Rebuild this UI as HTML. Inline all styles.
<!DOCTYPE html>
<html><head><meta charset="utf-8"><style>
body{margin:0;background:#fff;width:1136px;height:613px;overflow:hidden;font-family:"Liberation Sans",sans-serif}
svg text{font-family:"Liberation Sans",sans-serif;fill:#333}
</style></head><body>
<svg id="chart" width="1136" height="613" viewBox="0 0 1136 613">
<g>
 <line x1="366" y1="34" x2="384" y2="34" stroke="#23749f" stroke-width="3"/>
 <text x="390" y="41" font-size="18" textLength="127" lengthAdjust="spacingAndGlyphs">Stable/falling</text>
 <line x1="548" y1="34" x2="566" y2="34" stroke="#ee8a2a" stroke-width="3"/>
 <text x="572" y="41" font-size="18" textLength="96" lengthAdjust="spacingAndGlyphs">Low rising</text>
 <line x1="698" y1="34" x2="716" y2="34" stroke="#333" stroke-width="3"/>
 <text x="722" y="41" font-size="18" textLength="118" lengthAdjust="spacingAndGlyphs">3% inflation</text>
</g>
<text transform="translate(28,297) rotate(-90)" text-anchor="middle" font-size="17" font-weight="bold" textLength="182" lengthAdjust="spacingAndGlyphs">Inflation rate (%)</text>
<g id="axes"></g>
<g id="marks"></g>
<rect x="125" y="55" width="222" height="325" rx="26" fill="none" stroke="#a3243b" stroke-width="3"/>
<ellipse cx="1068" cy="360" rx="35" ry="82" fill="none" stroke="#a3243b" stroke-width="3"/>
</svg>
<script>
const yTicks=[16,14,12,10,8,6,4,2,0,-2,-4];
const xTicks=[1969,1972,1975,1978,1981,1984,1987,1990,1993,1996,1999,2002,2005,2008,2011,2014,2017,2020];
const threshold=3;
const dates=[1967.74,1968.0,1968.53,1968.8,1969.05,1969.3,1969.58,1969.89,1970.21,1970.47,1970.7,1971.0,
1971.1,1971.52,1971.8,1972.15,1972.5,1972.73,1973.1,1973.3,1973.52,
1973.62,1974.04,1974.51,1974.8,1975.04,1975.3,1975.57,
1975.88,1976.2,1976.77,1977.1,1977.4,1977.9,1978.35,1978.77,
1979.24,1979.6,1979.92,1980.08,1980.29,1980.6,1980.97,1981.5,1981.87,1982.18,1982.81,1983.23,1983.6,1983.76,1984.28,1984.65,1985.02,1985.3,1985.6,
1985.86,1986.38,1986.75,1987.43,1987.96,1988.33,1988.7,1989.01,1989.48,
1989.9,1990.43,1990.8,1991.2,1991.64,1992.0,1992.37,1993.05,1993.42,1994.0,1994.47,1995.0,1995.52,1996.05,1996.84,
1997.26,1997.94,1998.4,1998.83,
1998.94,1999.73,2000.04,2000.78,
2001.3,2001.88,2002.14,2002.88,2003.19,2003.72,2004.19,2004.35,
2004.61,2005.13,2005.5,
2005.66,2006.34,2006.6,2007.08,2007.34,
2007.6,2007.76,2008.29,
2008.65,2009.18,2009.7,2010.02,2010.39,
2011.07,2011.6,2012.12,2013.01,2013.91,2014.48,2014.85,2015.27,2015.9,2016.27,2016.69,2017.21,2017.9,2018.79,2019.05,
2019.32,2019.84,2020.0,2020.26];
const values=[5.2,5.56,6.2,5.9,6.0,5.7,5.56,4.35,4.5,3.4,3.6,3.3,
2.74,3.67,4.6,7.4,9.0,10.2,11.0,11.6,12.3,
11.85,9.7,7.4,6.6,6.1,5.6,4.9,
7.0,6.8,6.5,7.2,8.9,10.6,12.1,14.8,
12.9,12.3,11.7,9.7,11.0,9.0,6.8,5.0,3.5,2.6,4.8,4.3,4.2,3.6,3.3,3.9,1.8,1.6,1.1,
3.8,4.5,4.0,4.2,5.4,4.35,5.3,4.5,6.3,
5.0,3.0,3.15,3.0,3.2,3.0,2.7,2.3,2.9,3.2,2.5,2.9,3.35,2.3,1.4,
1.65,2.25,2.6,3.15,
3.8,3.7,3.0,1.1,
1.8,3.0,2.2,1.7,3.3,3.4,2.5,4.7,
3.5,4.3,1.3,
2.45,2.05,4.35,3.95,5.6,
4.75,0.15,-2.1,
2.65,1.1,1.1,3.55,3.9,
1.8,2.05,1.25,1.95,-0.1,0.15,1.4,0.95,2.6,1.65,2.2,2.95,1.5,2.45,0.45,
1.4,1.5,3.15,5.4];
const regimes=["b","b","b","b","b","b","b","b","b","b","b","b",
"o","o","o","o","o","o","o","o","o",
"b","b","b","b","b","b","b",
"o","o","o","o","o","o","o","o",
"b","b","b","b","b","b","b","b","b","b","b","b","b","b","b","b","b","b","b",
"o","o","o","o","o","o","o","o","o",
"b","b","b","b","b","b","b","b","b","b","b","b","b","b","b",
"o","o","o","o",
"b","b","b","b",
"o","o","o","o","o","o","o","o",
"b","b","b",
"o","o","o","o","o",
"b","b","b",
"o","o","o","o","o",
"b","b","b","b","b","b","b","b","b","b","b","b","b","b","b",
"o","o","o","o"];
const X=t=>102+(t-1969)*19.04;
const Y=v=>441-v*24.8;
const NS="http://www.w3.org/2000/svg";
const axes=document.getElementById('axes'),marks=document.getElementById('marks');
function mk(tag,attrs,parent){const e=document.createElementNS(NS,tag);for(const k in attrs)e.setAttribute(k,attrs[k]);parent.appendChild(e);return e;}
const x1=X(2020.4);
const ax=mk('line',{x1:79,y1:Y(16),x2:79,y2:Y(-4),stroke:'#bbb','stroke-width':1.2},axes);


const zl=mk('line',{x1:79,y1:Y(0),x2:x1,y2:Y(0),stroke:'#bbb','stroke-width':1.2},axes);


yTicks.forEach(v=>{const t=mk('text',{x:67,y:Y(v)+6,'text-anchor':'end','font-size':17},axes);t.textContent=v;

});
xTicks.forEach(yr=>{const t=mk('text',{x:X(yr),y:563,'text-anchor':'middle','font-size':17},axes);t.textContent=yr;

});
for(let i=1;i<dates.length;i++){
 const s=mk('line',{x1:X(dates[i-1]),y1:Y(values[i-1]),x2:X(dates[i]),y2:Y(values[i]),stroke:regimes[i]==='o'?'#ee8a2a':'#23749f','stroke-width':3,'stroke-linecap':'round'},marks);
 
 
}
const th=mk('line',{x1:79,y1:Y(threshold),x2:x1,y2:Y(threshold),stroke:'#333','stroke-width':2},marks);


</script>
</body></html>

******

■ Objective
Repeat every line of the material exactly as given.

■ Right answer
Rebuild this UI as HTML. Inline all styles.
<!DOCTYPE html>
<html><head><meta charset="utf-8"><style>
body{margin:0;background:#fff;width:1136px;height:613px;overflow:hidden;font-family:"Liberation Sans",sans-serif}
svg text{font-family:"Liberation Sans",sans-serif;fill:#333}
</style></head><body>
<svg id="chart" width="1136" height="613" viewBox="0 0 1136 613">
<g>
 <line x1="366" y1="34" x2="384" y2="34" stroke="#23749f" stroke-width="3"/>
 <text x="390" y="41" font-size="18" textLength="127" lengthAdjust="spacingAndGlyphs">Stable/falling</text>
 <line x1="548" y1="34" x2="566" y2="34" stroke="#ee8a2a" stroke-width="3"/>
 <text x="572" y="41" font-size="18" textLength="96" lengthAdjust="spacingAndGlyphs">Low rising</text>
 <line x1="698" y1="34" x2="716" y2="34" stroke="#333" stroke-width="3"/>
 <text x="722" y="41" font-size="18" textLength="118" lengthAdjust="spacingAndGlyphs">3% inflation</text>
</g>
<text transform="translate(28,297) rotate(-90)" text-anchor="middle" font-size="17" font-weight="bold" textLength="182" lengthAdjust="spacingAndGlyphs">Inflation rate (%)</text>
<g id="axes"></g>
<g id="marks"></g>
<rect x="125" y="55" width="222" height="325" rx="26" fill="none" stroke="#a3243b" stroke-width="3"/>
<ellipse cx="1068" cy="360" rx="35" ry="82" fill="none" stroke="#a3243b" stroke-width="3"/>
</svg>
<script>
const yTicks=[16,14,12,10,8,6,4,2,0,-2,-4];
const xTicks=[1969,1972,1975,1978,1981,1984,1987,1990,1993,1996,1999,2002,2005,2008,2011,2014,2017,2020];
const threshold=3;
const dates=[1967.74,1968.0,1968.53,1968.8,1969.05,1969.3,1969.58,1969.89,1970.21,1970.47,1970.7,1971.0,
1971.1,1971.52,1971.8,1972.15,1972.5,1972.73,1973.1,1973.3,1973.52,
1973.62,1974.04,1974.51,1974.8,1975.04,1975.3,1975.57,
1975.88,1976.2,1976.77,1977.1,1977.4,1977.9,1978.35,1978.77,
1979.24,1979.6,1979.92,1980.08,1980.29,1980.6,1980.97,1981.5,1981.87,1982.18,1982.81,1983.23,1983.6,1983.76,1984.28,1984.65,1985.02,1985.3,1985.6,
1985.86,1986.38,1986.75,1987.43,1987.96,1988.33,1988.7,1989.01,1989.48,
1989.9,1990.43,1990.8,1991.2,1991.64,1992.0,1992.37,1993.05,1993.42,1994.0,1994.47,1995.0,1995.52,1996.05,1996.84,
1997.26,1997.94,1998.4,1998.83,
1998.94,1999.73,2000.04,2000.78,
2001.3,2001.88,2002.14,2002.88,2003.19,2003.72,2004.19,2004.35,
2004.61,2005.13,2005.5,
2005.66,2006.34,2006.6,2007.08,2007.34,
2007.6,2007.76,2008.29,
2008.65,2009.18,2009.7,2010.02,2010.39,
2011.07,2011.6,2012.12,2013.01,2013.91,2014.48,2014.85,2015.27,2015.9,2016.27,2016.69,2017.21,2017.9,2018.79,2019.05,
2019.32,2019.84,2020.0,2020.26];
const values=[5.2,5.56,6.2,5.9,6.0,5.7,5.56,4.35,4.5,3.4,3.6,3.3,
2.74,3.67,4.6,7.4,9.0,10.2,11.0,11.6,12.3,
11.85,9.7,7.4,6.6,6.1,5.6,4.9,
7.0,6.8,6.5,7.2,8.9,10.6,12.1,14.8,
12.9,12.3,11.7,9.7,11.0,9.0,6.8,5.0,3.5,2.6,4.8,4.3,4.2,3.6,3.3,3.9,1.8,1.6,1.1,
3.8,4.5,4.0,4.2,5.4,4.35,5.3,4.5,6.3,
5.0,3.0,3.15,3.0,3.2,3.0,2.7,2.3,2.9,3.2,2.5,2.9,3.35,2.3,1.4,
1.65,2.25,2.6,3.15,
3.8,3.7,3.0,1.1,
1.8,3.0,2.2,1.7,3.3,3.4,2.5,4.7,
3.5,4.3,1.3,
2.45,2.05,4.35,3.95,5.6,
4.75,0.15,-2.1,
2.65,1.1,1.1,3.55,3.9,
1.8,2.05,1.25,1.95,-0.1,0.15,1.4,0.95,2.6,1.65,2.2,2.95,1.5,2.45,0.45,
1.4,1.5,3.15,5.4];
const regimes=["b","b","b","b","b","b","b","b","b","b","b","b",
"o","o","o","o","o","o","o","o","o",
"b","b","b","b","b","b","b",
"o","o","o","o","o","o","o","o",
"b","b","b","b","b","b","b","b","b","b","b","b","b","b","b","b","b","b","b",
"o","o","o","o","o","o","o","o","o",
"b","b","b","b","b","b","b","b","b","b","b","b","b","b","b",
"o","o","o","o",
"b","b","b","b",
"o","o","o","o","o","o","o","o",
"b","b","b",
"o","o","o","o","o",
"b","b","b",
"o","o","o","o","o",
"b","b","b","b","b","b","b","b","b","b","b","b","b","b","b",
"o","o","o","o"];
const X=t=>102+(t-1969)*19.04;
const Y=v=>441-v*24.8;
const NS="http://www.w3.org/2000/svg";
const axes=document.getElementById('axes'),marks=document.getElementById('marks');
function mk(tag,attrs,parent){const e=document.createElementNS(NS,tag);for(const k in attrs)e.setAttribute(k,attrs[k]);parent.appendChild(e);return e;}
const x1=X(2020.4);
const ax=mk('line',{x1:79,y1:Y(16),x2:79,y2:Y(-4),stroke:'#bbb','stroke-width':1.2},axes);


const zl=mk('line',{x1:79,y1:Y(0),x2:x1,y2:Y(0),stroke:'#bbb','stroke-width':1.2},axes);


yTicks.forEach(v=>{const t=mk('text',{x:67,y:Y(v)+6,'text-anchor':'end','font-size':17},axes);t.textContent=v;

});
xTicks.forEach(yr=>{const t=mk('text',{x:X(yr),y:563,'text-anchor':'middle','font-size':17},axes);t.textContent=yr;

});
for(let i=1;i<dates.length;i++){
 const s=mk('line',{x1:X(dates[i-1]),y1:Y(values[i-1]),x2:X(dates[i]),y2:Y(values[i]),stroke:regimes[i]==='o'?'#ee8a2a':'#23749f','stroke-width':3,'stroke-linecap':'round'},marks);
 
 
}
const th=mk('line',{x1:79,y1:Y(threshold),x2:x1,y2:Y(threshold),stroke:'#333','stroke-width':2},marks);


</script>
</body></html>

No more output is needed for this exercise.